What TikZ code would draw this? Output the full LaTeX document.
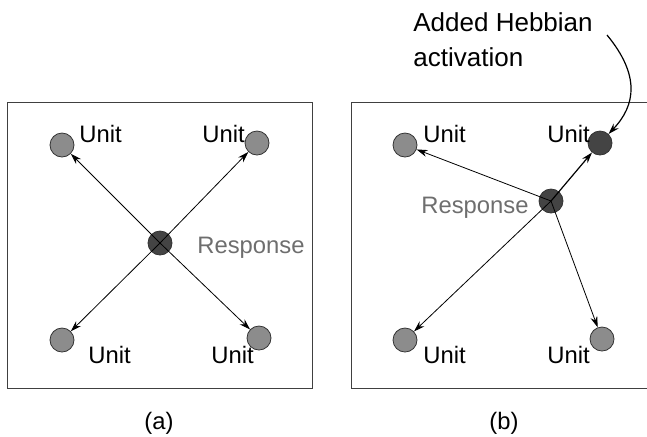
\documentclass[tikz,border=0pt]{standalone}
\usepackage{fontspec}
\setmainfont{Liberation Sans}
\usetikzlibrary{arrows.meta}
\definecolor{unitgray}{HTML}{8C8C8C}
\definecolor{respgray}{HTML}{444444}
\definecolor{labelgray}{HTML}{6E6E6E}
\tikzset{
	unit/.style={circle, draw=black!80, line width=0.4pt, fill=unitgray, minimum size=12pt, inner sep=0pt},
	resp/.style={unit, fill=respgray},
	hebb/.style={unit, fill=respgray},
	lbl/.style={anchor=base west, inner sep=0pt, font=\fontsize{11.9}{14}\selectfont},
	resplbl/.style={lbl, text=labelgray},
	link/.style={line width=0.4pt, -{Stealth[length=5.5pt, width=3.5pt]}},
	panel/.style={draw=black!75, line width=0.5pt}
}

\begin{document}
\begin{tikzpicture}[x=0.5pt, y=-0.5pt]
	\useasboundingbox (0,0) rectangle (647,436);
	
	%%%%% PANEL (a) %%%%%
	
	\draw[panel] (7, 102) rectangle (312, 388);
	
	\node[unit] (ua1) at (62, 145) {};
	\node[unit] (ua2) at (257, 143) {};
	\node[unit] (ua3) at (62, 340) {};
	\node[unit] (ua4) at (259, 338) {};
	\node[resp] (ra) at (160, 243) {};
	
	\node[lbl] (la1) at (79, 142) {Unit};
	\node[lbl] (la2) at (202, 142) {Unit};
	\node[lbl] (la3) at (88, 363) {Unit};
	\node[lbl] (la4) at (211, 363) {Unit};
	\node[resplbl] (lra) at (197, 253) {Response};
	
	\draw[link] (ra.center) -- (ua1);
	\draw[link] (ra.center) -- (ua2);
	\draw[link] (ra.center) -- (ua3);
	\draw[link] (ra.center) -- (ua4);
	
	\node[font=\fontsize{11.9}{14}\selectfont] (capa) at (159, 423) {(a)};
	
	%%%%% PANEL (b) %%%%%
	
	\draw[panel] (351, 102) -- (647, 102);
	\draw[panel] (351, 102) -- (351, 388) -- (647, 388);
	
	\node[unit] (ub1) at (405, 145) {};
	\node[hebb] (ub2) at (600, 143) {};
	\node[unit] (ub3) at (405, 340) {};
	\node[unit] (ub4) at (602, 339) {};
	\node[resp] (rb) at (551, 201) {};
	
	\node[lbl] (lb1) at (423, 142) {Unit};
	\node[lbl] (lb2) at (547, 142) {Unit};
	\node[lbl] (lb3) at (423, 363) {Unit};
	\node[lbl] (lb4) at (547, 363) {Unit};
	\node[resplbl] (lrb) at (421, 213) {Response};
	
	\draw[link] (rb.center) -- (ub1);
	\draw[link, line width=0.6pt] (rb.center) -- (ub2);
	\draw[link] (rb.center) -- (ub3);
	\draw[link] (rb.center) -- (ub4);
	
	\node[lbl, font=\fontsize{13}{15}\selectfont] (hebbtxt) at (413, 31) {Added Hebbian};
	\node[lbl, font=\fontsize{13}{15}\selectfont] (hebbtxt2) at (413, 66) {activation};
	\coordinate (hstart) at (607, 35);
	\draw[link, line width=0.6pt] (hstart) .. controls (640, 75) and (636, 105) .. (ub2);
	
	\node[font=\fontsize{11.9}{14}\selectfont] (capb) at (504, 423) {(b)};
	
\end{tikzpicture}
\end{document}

****

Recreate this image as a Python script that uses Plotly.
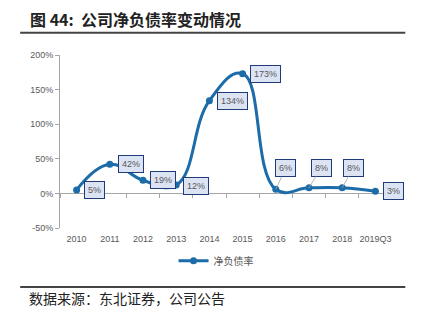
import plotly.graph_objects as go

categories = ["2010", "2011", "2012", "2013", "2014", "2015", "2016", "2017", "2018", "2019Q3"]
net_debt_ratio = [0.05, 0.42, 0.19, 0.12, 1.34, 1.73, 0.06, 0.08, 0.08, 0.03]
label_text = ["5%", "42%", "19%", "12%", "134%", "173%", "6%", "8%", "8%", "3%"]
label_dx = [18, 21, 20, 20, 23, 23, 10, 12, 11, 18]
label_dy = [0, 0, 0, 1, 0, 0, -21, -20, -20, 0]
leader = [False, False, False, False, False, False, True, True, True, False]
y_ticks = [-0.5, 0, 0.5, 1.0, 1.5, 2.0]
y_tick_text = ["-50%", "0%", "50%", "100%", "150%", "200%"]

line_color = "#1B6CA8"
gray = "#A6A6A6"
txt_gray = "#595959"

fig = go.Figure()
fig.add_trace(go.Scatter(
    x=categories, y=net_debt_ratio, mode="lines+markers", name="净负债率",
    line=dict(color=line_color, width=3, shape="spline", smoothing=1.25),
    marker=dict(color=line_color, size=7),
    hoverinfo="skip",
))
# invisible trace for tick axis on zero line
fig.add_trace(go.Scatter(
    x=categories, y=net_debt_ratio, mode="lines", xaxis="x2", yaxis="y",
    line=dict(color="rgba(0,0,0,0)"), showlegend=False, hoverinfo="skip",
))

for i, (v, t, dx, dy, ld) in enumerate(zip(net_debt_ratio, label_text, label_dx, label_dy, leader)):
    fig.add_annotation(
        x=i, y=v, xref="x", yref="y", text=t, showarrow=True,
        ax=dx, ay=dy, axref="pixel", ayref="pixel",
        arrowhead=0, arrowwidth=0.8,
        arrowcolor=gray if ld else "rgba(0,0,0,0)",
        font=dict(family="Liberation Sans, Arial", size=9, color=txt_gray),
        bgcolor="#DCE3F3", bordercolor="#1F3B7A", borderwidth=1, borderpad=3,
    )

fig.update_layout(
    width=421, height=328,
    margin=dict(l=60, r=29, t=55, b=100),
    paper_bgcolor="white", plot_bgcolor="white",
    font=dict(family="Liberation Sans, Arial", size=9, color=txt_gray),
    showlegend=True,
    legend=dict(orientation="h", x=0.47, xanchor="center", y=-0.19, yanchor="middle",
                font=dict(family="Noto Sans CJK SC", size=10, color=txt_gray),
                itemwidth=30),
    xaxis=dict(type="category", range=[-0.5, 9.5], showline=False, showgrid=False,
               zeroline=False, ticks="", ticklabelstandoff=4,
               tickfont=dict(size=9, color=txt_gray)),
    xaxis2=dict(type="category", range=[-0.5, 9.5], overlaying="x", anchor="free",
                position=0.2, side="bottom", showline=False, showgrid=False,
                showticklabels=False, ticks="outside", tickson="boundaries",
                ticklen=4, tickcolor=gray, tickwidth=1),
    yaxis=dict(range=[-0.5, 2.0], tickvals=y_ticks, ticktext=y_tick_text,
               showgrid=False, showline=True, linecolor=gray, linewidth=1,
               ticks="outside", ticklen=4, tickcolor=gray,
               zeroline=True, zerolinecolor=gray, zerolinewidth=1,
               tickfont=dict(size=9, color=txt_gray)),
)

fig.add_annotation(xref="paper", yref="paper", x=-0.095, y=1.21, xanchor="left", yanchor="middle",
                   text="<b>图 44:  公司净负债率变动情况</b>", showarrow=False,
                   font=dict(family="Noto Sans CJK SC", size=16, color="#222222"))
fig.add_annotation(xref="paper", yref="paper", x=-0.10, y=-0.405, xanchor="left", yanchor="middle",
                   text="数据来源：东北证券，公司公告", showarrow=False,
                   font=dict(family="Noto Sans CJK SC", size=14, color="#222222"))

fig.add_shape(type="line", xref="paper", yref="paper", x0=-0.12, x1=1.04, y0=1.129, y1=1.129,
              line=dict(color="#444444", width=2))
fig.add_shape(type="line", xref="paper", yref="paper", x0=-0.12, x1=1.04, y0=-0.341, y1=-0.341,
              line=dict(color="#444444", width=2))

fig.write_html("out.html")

****

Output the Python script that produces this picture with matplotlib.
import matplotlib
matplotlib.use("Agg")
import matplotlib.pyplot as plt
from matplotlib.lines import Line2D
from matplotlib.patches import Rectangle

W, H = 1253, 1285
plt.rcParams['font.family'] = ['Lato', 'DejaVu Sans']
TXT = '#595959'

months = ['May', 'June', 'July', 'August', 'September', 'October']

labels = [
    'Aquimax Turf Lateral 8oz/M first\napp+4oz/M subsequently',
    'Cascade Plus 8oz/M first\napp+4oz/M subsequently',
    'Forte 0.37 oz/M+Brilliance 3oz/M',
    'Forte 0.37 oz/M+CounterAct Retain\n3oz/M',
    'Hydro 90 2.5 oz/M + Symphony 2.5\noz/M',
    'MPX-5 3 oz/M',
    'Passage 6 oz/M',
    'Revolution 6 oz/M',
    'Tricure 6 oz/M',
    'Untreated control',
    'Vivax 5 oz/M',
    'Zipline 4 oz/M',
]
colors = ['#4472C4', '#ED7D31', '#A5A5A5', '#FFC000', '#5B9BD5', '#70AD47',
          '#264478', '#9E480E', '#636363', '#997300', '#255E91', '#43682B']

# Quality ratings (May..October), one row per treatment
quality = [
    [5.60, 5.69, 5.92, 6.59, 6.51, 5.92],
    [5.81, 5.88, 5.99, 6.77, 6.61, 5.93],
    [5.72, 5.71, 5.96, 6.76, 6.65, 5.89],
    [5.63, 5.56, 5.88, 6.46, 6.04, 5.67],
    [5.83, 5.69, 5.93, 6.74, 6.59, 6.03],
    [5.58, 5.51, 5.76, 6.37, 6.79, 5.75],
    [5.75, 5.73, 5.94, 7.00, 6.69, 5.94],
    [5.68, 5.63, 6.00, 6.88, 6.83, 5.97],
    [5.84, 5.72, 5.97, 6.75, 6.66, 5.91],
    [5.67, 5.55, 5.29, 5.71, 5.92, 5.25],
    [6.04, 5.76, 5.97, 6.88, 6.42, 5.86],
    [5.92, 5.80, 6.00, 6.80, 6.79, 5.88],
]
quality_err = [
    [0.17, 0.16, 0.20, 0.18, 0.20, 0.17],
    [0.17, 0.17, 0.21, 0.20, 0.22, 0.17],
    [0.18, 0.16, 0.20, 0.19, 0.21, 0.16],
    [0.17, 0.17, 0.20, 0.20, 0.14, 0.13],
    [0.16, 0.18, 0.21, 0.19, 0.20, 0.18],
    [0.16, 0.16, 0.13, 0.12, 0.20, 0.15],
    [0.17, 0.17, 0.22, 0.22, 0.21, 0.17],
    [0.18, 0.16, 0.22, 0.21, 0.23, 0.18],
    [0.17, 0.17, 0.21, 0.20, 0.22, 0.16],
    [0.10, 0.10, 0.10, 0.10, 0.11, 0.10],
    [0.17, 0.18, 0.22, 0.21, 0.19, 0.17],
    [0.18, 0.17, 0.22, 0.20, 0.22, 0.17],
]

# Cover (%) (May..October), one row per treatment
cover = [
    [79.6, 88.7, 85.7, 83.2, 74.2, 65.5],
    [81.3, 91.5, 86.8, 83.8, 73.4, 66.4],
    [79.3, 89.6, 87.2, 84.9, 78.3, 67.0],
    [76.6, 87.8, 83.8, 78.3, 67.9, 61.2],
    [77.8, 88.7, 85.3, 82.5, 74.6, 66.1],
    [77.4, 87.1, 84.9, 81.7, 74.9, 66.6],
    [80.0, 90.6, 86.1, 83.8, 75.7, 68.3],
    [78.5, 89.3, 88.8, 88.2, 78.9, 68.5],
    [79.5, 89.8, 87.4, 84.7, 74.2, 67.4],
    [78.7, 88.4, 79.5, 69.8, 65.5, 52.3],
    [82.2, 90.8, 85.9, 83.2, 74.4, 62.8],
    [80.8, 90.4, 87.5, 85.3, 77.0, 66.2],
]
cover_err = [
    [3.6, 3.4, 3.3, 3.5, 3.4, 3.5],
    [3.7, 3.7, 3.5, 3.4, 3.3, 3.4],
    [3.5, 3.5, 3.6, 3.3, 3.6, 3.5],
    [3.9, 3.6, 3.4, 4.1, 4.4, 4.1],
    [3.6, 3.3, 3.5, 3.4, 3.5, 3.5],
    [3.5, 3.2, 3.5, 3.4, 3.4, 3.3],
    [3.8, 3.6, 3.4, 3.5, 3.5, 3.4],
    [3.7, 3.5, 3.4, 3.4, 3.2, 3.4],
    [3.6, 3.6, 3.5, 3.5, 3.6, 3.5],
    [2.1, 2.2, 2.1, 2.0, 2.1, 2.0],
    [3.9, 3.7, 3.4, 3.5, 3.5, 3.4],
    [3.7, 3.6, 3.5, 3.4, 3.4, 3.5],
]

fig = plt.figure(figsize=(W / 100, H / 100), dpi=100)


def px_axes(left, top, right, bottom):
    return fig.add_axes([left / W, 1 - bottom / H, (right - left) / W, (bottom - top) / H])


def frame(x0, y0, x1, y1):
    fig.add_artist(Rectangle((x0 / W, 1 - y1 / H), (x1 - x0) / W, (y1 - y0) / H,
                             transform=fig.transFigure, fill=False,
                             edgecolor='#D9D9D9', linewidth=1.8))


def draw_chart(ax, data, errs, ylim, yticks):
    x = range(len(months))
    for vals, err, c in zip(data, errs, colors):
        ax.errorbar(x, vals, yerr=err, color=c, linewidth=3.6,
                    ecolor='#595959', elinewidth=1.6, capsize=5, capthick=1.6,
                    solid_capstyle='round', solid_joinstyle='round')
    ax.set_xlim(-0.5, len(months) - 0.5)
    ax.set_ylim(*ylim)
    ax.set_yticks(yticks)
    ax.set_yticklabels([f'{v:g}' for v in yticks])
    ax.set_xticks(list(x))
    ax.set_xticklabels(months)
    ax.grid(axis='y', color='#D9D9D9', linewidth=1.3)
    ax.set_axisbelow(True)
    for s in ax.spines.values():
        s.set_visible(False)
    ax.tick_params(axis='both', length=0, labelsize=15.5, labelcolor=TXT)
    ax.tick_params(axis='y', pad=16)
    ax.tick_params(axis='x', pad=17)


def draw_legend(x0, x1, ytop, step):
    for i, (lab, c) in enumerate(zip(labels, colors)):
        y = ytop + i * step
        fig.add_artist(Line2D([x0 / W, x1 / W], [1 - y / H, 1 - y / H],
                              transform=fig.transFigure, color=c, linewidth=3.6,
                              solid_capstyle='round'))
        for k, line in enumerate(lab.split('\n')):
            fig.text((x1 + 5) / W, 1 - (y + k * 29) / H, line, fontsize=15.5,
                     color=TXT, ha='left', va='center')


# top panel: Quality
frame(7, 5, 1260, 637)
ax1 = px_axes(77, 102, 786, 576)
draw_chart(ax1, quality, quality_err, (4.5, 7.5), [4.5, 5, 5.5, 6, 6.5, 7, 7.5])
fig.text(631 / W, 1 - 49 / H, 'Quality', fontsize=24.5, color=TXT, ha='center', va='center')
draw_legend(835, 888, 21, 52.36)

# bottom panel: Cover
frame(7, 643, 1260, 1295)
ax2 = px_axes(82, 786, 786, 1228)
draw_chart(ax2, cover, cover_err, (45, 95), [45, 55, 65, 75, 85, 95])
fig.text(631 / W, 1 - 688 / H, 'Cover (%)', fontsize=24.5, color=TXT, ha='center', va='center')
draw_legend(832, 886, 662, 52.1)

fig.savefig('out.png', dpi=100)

****

**Exercise prompt:** Give again, word for word, the lines from the one that contains "What TikZ code" to the one that contains "(rb.center) -- (ub4);", both included. Omit the pictures.

**Written solution:**
What TikZ code would draw this? Output the full LaTeX document.
\documentclass[tikz,border=0pt]{standalone}
\usepackage{fontspec}
\setmainfont{Liberation Sans}
\usetikzlibrary{arrows.meta}
\definecolor{unitgray}{HTML}{8C8C8C}
\definecolor{respgray}{HTML}{444444}
\definecolor{labelgray}{HTML}{6E6E6E}
\tikzset{
	unit/.style={circle, draw=black!80, line width=0.4pt, fill=unitgray, minimum size=12pt, inner sep=0pt},
	resp/.style={unit, fill=respgray},
	hebb/.style={unit, fill=respgray},
	lbl/.style={anchor=base west, inner sep=0pt, font=\fontsize{11.9}{14}\selectfont},
	resplbl/.style={lbl, text=labelgray},
	link/.style={line width=0.4pt, -{Stealth[length=5.5pt, width=3.5pt]}},
	panel/.style={draw=black!75, line width=0.5pt}
}

\begin{document}
\begin{tikzpicture}[x=0.5pt, y=-0.5pt]
	\useasboundingbox (0,0) rectangle (647,436);
	
	%%%%% PANEL (a) %%%%%
	
	\draw[panel] (7, 102) rectangle (312, 388);
	
	\node[unit] (ua1) at (62, 145) {};
	\node[unit] (ua2) at (257, 143) {};
	\node[unit] (ua3) at (62, 340) {};
	\node[unit] (ua4) at (259, 338) {};
	\node[resp] (ra) at (160, 243) {};
	
	\node[lbl] (la1) at (79, 142) {Unit};
	\node[lbl] (la2) at (202, 142) {Unit};
	\node[lbl] (la3) at (88, 363) {Unit};
	\node[lbl] (la4) at (211, 363) {Unit};
	\node[resplbl] (lra) at (197, 253) {Response};
	
	\draw[link] (ra.center) -- (ua1);
	\draw[link] (ra.center) -- (ua2);
	\draw[link] (ra.center) -- (ua3);
	\draw[link] (ra.center) -- (ua4);
	
	\node[font=\fontsize{11.9}{14}\selectfont] (capa) at (159, 423) {(a)};
	
	%%%%% PANEL (b) %%%%%
	
	\draw[panel] (351, 102) -- (647, 102);
	\draw[panel] (351, 102) -- (351, 388) -- (647, 388);
	
	\node[unit] (ub1) at (405, 145) {};
	\node[hebb] (ub2) at (600, 143) {};
	\node[unit] (ub3) at (405, 340) {};
	\node[unit] (ub4) at (602, 339) {};
	\node[resp] (rb) at (551, 201) {};
	
	\node[lbl] (lb1) at (423, 142) {Unit};
	\node[lbl] (lb2) at (547, 142) {Unit};
	\node[lbl] (lb3) at (423, 363) {Unit};
	\node[lbl] (lb4) at (547, 363) {Unit};
	\node[resplbl] (lrb) at (421, 213) {Response};
	
	\draw[link] (rb.center) -- (ub1);
	\draw[link, line width=0.6pt] (rb.center) -- (ub2);
	\draw[link] (rb.center) -- (ub3);
	\draw[link] (rb.center) -- (ub4);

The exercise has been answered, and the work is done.